» **Stored data**
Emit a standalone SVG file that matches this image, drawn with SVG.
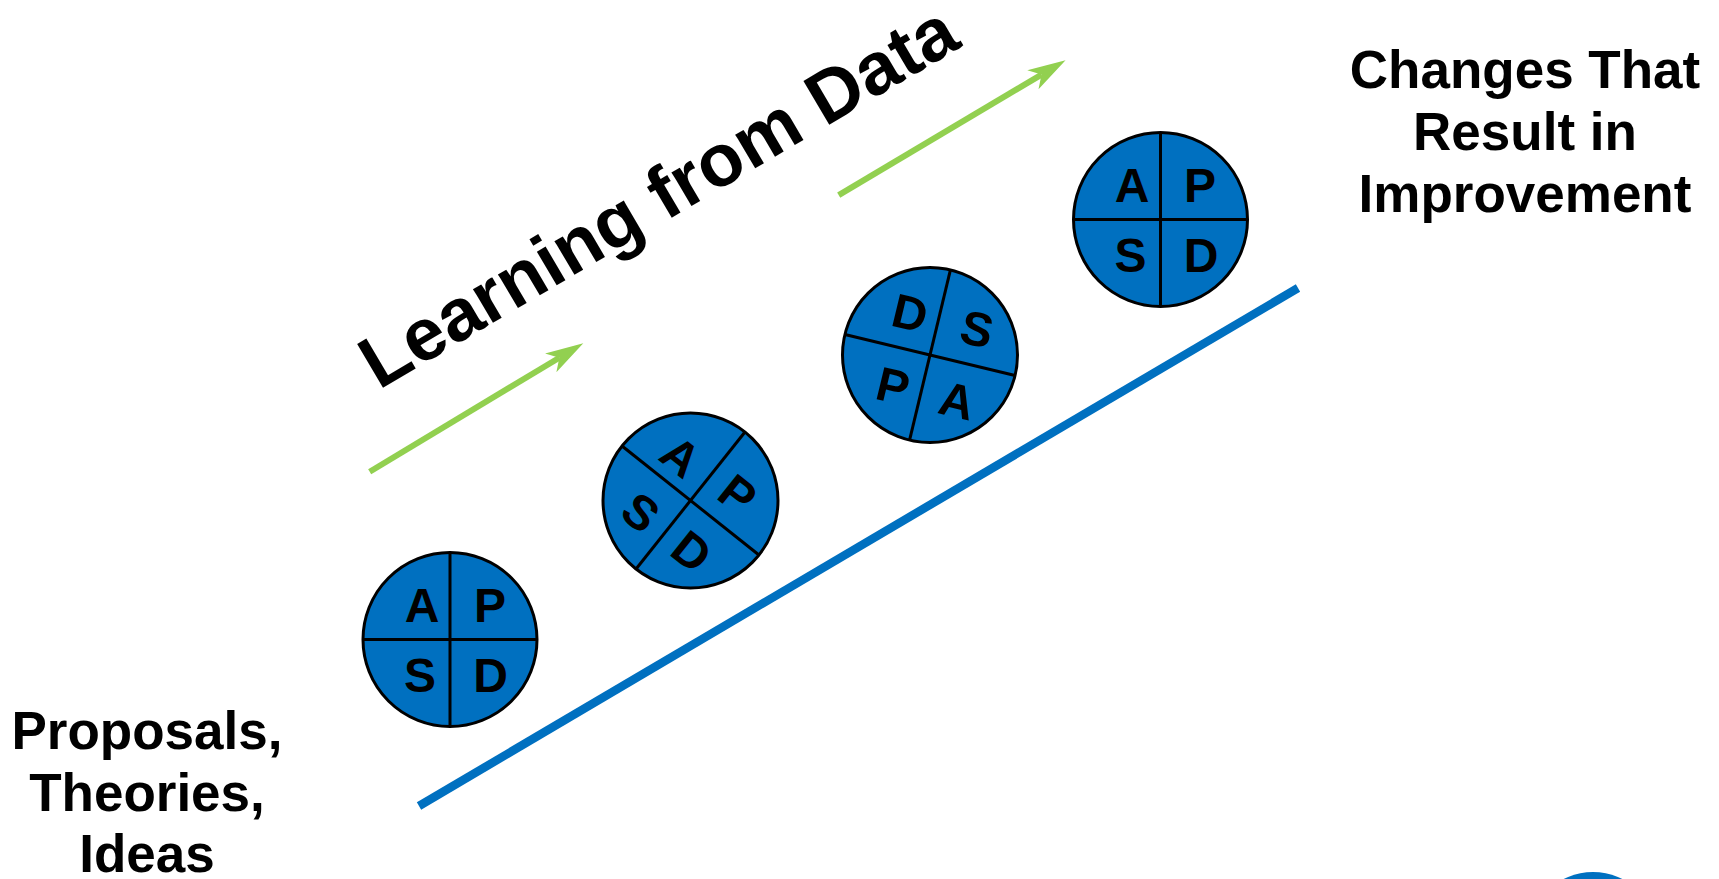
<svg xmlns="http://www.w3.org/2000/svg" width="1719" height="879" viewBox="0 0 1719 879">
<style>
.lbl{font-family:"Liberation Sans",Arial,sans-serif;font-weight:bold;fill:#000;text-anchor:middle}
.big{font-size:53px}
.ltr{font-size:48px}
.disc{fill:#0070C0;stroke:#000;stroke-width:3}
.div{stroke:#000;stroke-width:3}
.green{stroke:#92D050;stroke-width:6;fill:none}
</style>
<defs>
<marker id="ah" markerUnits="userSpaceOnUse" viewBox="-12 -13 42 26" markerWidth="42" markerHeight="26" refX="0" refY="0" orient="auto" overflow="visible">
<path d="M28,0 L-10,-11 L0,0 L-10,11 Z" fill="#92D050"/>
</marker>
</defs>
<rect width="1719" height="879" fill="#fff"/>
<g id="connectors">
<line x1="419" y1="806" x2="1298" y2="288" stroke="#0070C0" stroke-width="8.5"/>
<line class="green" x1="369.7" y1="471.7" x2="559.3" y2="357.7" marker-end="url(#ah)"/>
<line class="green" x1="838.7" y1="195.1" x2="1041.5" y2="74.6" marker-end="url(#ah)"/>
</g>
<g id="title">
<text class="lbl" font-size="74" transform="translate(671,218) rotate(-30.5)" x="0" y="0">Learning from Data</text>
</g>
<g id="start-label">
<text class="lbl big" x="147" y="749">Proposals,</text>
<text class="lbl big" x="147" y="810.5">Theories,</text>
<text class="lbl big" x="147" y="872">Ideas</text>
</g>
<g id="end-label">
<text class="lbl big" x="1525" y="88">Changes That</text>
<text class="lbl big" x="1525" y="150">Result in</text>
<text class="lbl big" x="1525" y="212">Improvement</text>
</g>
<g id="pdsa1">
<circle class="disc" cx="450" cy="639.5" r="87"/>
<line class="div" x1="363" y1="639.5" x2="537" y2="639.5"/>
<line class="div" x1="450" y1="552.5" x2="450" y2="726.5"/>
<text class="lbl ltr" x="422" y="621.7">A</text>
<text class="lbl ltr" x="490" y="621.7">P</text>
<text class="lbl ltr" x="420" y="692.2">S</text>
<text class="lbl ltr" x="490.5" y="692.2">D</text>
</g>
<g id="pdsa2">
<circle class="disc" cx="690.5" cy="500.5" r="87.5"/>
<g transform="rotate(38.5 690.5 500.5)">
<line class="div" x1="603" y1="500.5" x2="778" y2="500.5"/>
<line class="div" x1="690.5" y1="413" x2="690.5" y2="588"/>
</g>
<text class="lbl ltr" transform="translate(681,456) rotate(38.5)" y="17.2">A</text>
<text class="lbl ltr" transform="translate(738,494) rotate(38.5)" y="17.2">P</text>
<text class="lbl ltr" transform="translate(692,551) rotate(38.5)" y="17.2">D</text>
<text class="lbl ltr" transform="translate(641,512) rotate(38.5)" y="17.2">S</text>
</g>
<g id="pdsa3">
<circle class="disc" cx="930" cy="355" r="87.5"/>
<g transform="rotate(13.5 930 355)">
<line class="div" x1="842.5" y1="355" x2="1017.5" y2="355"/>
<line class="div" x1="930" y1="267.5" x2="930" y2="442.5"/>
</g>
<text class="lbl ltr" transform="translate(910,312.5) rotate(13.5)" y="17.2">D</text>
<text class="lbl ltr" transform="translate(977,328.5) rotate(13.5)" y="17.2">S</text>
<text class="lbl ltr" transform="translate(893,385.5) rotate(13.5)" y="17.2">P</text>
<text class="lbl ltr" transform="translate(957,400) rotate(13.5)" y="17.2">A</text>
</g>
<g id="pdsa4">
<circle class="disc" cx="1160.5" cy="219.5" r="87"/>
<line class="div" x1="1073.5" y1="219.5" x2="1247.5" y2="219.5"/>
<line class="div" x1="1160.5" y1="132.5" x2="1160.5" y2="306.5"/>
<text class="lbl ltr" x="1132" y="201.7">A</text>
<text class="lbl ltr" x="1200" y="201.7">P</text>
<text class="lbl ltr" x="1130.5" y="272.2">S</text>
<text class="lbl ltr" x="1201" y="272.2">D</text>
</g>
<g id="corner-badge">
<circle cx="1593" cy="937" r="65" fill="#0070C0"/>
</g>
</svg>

» **The request**
Without including any pictures, reproduce the listing exactly.

» **Solution for this problem**
Emit a standalone SVG file that matches this image, drawn with SVG.
<svg xmlns="http://www.w3.org/2000/svg" width="1719" height="879" viewBox="0 0 1719 879">
<style>
.lbl{font-family:"Liberation Sans",Arial,sans-serif;font-weight:bold;fill:#000;text-anchor:middle}
.big{font-size:53px}
.ltr{font-size:48px}
.disc{fill:#0070C0;stroke:#000;stroke-width:3}
.div{stroke:#000;stroke-width:3}
.green{stroke:#92D050;stroke-width:6;fill:none}
</style>
<defs>
<marker id="ah" markerUnits="userSpaceOnUse" viewBox="-12 -13 42 26" markerWidth="42" markerHeight="26" refX="0" refY="0" orient="auto" overflow="visible">
<path d="M28,0 L-10,-11 L0,0 L-10,11 Z" fill="#92D050"/>
</marker>
</defs>
<rect width="1719" height="879" fill="#fff"/>
<g id="connectors">
<line x1="419" y1="806" x2="1298" y2="288" stroke="#0070C0" stroke-width="8.5"/>
<line class="green" x1="369.7" y1="471.7" x2="559.3" y2="357.7" marker-end="url(#ah)"/>
<line class="green" x1="838.7" y1="195.1" x2="1041.5" y2="74.6" marker-end="url(#ah)"/>
</g>
<g id="title">
<text class="lbl" font-size="74" transform="translate(671,218) rotate(-30.5)" x="0" y="0">Learning from Data</text>
</g>
<g id="start-label">
<text class="lbl big" x="147" y="749">Proposals,</text>
<text class="lbl big" x="147" y="810.5">Theories,</text>
<text class="lbl big" x="147" y="872">Ideas</text>
</g>
<g id="end-label">
<text class="lbl big" x="1525" y="88">Changes That</text>
<text class="lbl big" x="1525" y="150">Result in</text>
<text class="lbl big" x="1525" y="212">Improvement</text>
</g>
<g id="pdsa1">
<circle class="disc" cx="450" cy="639.5" r="87"/>
<line class="div" x1="363" y1="639.5" x2="537" y2="639.5"/>
<line class="div" x1="450" y1="552.5" x2="450" y2="726.5"/>
<text class="lbl ltr" x="422" y="621.7">A</text>
<text class="lbl ltr" x="490" y="621.7">P</text>
<text class="lbl ltr" x="420" y="692.2">S</text>
<text class="lbl ltr" x="490.5" y="692.2">D</text>
</g>
<g id="pdsa2">
<circle class="disc" cx="690.5" cy="500.5" r="87.5"/>
<g transform="rotate(38.5 690.5 500.5)">
<line class="div" x1="603" y1="500.5" x2="778" y2="500.5"/>
<line class="div" x1="690.5" y1="413" x2="690.5" y2="588"/>
</g>
<text class="lbl ltr" transform="translate(681,456) rotate(38.5)" y="17.2">A</text>
<text class="lbl ltr" transform="translate(738,494) rotate(38.5)" y="17.2">P</text>
<text class="lbl ltr" transform="translate(692,551) rotate(38.5)" y="17.2">D</text>
<text class="lbl ltr" transform="translate(641,512) rotate(38.5)" y="17.2">S</text>
</g>
<g id="pdsa3">
<circle class="disc" cx="930" cy="355" r="87.5"/>
<g transform="rotate(13.5 930 355)">
<line class="div" x1="842.5" y1="355" x2="1017.5" y2="355"/>
<line class="div" x1="930" y1="267.5" x2="930" y2="442.5"/>
</g>
<text class="lbl ltr" transform="translate(910,312.5) rotate(13.5)" y="17.2">D</text>
<text class="lbl ltr" transform="translate(977,328.5) rotate(13.5)" y="17.2">S</text>
<text class="lbl ltr" transform="translate(893,385.5) rotate(13.5)" y="17.2">P</text>
<text class="lbl ltr" transform="translate(957,400) rotate(13.5)" y="17.2">A</text>
</g>
<g id="pdsa4">
<circle class="disc" cx="1160.5" cy="219.5" r="87"/>
<line class="div" x1="1073.5" y1="219.5" x2="1247.5" y2="219.5"/>
<line class="div" x1="1160.5" y1="132.5" x2="1160.5" y2="306.5"/>
<text class="lbl ltr" x="1132" y="201.7">A</text>
<text class="lbl ltr" x="1200" y="201.7">P</text>
<text class="lbl ltr" x="1130.5" y="272.2">S</text>
<text class="lbl ltr" x="1201" y="272.2">D</text>
</g>
<g id="corner-badge">
<circle cx="1593" cy="937" r="65" fill="#0070C0"/>
</g>
</svg>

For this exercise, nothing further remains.